Given request:
Your task is to reproduce, verbatim and without pictures, the lines from the opening of the listing through the line containing "3.43, 3.30, 3.00];".

##########

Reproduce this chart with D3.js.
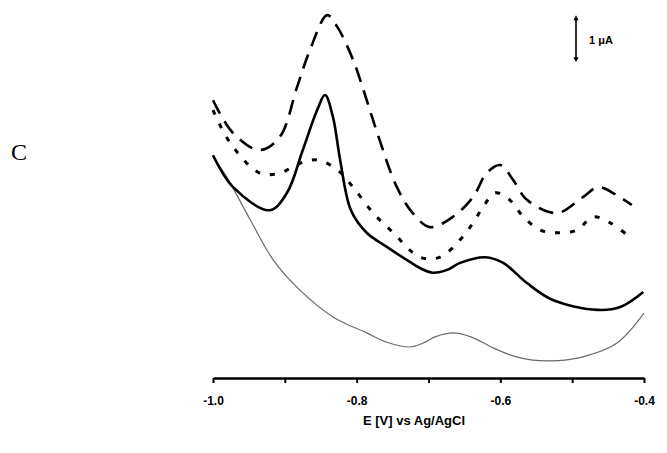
<!DOCTYPE html>
<html lang="en">
<head>
    <meta charset="utf-8">
    <title>Voltammograms C</title>
    <script src="https://cdn.jsdelivr.net/npm/d3@7"></script>
    <style>
        body { margin: 0; background: #fff; }
    </style>
</head>
<body>
<script>
    // potential (V vs Ag/AgCl) and current (uA, arbitrary offset)
    var dashedE = [-1.000, -0.972, -0.935, -0.907, -0.883, -0.865, -0.841, -0.827, -0.805, -0.786, -0.768, -0.744, -0.722, -0.698, -0.666, -0.638, -0.619, -0.600, -0.582, -0.563, -0.521, -0.485, -0.464, -0.438, -0.417];
    var dashedI = [5.91, 5.21, 4.85, 5.13, 6.19, 6.98, 7.72, 7.47, 6.77, 5.91, 5.06, 4.06, 3.51, 3.21, 3.43, 3.85, 4.36, 4.53, 4.21, 3.79, 3.51, 3.85, 4.06, 3.89, 3.68];

    var dottedE = [-1.000, -0.976, -0.935, -0.907, -0.879, -0.855, -0.827, -0.805, -0.777, -0.749, -0.712, -0.684, -0.656, -0.638, -0.624, -0.607, -0.587, -0.568, -0.545, -0.521, -0.493, -0.471, -0.447, -0.420];
    var dottedI = [5.70, 5.00, 4.36, 4.36, 4.57, 4.64, 4.43, 4.06, 3.51, 3.09, 2.57, 2.57, 2.94, 3.30, 3.64, 3.94, 3.79, 3.43, 3.15, 3.09, 3.15, 3.43, 3.30, 3.00];

    var solidE = [-1.000, -0.972, -0.921, -0.897, -0.875, -0.855, -0.844, -0.833, -0.823, -0.808, -0.786, -0.758, -0.726, -0.712, -0.694, -0.674, -0.656, -0.621, -0.596, -0.563, -0.527, -0.465, -0.433, -0.401];
    var solidI = [4.74, 4.06, 3.57, 3.94, 4.85, 5.70, 6.02, 5.55, 4.64, 3.57, 3.09, 2.79, 2.47, 2.34, 2.24, 2.30, 2.45, 2.57, 2.45, 2.02, 1.66, 1.45, 1.51, 1.83];

    var thinE = [-1.000, -0.981, -0.948, -0.916, -0.879, -0.833, -0.786, -0.758, -0.726, -0.708, -0.690, -0.666, -0.640, -0.610, -0.580, -0.555, -0.520, -0.485, -0.438, -0.400];
    var thinI = [4.70, 4.28, 3.36, 2.51, 1.87, 1.30, 0.96, 0.76, 0.66, 0.74, 0.88, 0.96, 0.87, 0.64, 0.46, 0.38, 0.37, 0.45, 0.74, 1.38];

    var xTicks = [-1.0, -0.9, -0.8, -0.7, -0.6, -0.5, -0.4];
    var xLabels = ["-1.0", "-0.8", "-0.6", "-0.4"];

    var width = 667, height = 453;
    var svg = d3.select("body").append("svg").attr("width", width).attr("height", height);

    var x = d3.scaleLinear().domain([-1.0, -0.4]).range([213, 644]);
    var y = d3.scaleLinear().domain([0, 8]).range([378, 2]);

    function zip(e, i) { return e.map(function (v, k) { return [v, i[k]]; }); }

    var line = d3.line()
        .x(function (d) { return x(d[0]); })
        .y(function (d) { return y(d[1]); })
        .curve(d3.curveCatmullRom.alpha(0.5));

    svg.append("path").attr("d", line(zip(thinE, thinI)))
        .attr("fill", "none").attr("stroke", "#6a6a6a").attr("stroke-width", 1.2);
    svg.append("path").attr("d", line(zip(solidE, solidI)))
        .attr("fill", "none").attr("stroke", "#000").attr("stroke-width", 2.6);
    svg.append("path").attr("d", line(zip(dottedE, dottedI)))
        .attr("fill", "none").attr("stroke", "#000").attr("stroke-width", 3)
        .attr("stroke-dasharray", "5,10");
    svg.append("path").attr("d", line(zip(dashedE, dashedI)))
        .attr("fill", "none").attr("stroke", "#000").attr("stroke-width", 2.6)
        .attr("stroke-dasharray", "15,9");

    // x axis
    var xAxis = d3.axisBottom(x).tickValues(xTicks).tickSize(5).tickSizeOuter(0)
        .tickFormat(function (d) {
            var s = d.toFixed(1);
            return xLabels.indexOf(s) >= 0 ? s : "";
        });
    var gx = svg.append("g").attr("transform", "translate(0,378)").call(xAxis);
    gx.select(".domain").attr("stroke-width", 2.5);
    gx.selectAll(".tick line").attr("stroke-width", 2);
    gx.selectAll(".tick text")
        .attr("dy", "1.55em")
        .style("font-family", "Liberation Sans, Arial, sans-serif")
        .style("font-size", "12px").style("font-weight", "bold");

    svg.append("text").text("E [V] vs Ag/AgCl")
        .attr("x", 414).attr("y", 425).attr("text-anchor", "middle")
        .style("font-family", "Liberation Sans, Arial, sans-serif")
        .style("font-size", "13px").style("font-weight", "bold");

    // panel letter
    svg.append("text").text("C").attr("x", 11).attr("y", 160)
        .style("font-family", "Liberation Serif, Times New Roman, serif")
        .style("font-size", "24px");

    // 1 uA scale bar
    var barX = 576;
    var barTop = y(7.72), barBot = y(6.72);
    svg.append("line").attr("x1", barX).attr("x2", barX).attr("y1", barTop + 3).attr("y2", barBot - 3)
        .attr("stroke", "#000").attr("stroke-width", 1.6);
    svg.append("path").attr("d", "M" + (barX - 2.5) + "," + (barTop + 5) + "L" + barX + "," + barTop + "L" + (barX + 2.5) + "," + (barTop + 5) + "Z");
    svg.append("path").attr("d", "M" + (barX - 2.5) + "," + (barBot - 5) + "L" + barX + "," + barBot + "L" + (barX + 2.5) + "," + (barBot - 5) + "Z");
    svg.append("text").text("1 \u03bcA").attr("x", 589).attr("y", 44)
        .style("font-family", "Liberation Sans, Arial, sans-serif")
        .style("font-size", "11px").style("font-weight", "bold");
</script>
</body>
</html>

##########

Output of the task:
Reproduce this chart with D3.js.
<!DOCTYPE html>
<html lang="en">
<head>
    <meta charset="utf-8">
    <title>Voltammograms C</title>
    <script src="https://cdn.jsdelivr.net/npm/d3@7"></script>
    <style>
        body { margin: 0; background: #fff; }
    </style>
</head>
<body>
<script>
    // potential (V vs Ag/AgCl) and current (uA, arbitrary offset)
    var dashedE = [-1.000, -0.972, -0.935, -0.907, -0.883, -0.865, -0.841, -0.827, -0.805, -0.786, -0.768, -0.744, -0.722, -0.698, -0.666, -0.638, -0.619, -0.600, -0.582, -0.563, -0.521, -0.485, -0.464, -0.438, -0.417];
    var dashedI = [5.91, 5.21, 4.85, 5.13, 6.19, 6.98, 7.72, 7.47, 6.77, 5.91, 5.06, 4.06, 3.51, 3.21, 3.43, 3.85, 4.36, 4.53, 4.21, 3.79, 3.51, 3.85, 4.06, 3.89, 3.68];

    var dottedE = [-1.000, -0.976, -0.935, -0.907, -0.879, -0.855, -0.827, -0.805, -0.777, -0.749, -0.712, -0.684, -0.656, -0.638, -0.624, -0.607, -0.587, -0.568, -0.545, -0.521, -0.493, -0.471, -0.447, -0.420];
    var dottedI = [5.70, 5.00, 4.36, 4.36, 4.57, 4.64, 4.43, 4.06, 3.51, 3.09, 2.57, 2.57, 2.94, 3.30, 3.64, 3.94, 3.79, 3.43, 3.15, 3.09, 3.15, 3.43, 3.30, 3.00];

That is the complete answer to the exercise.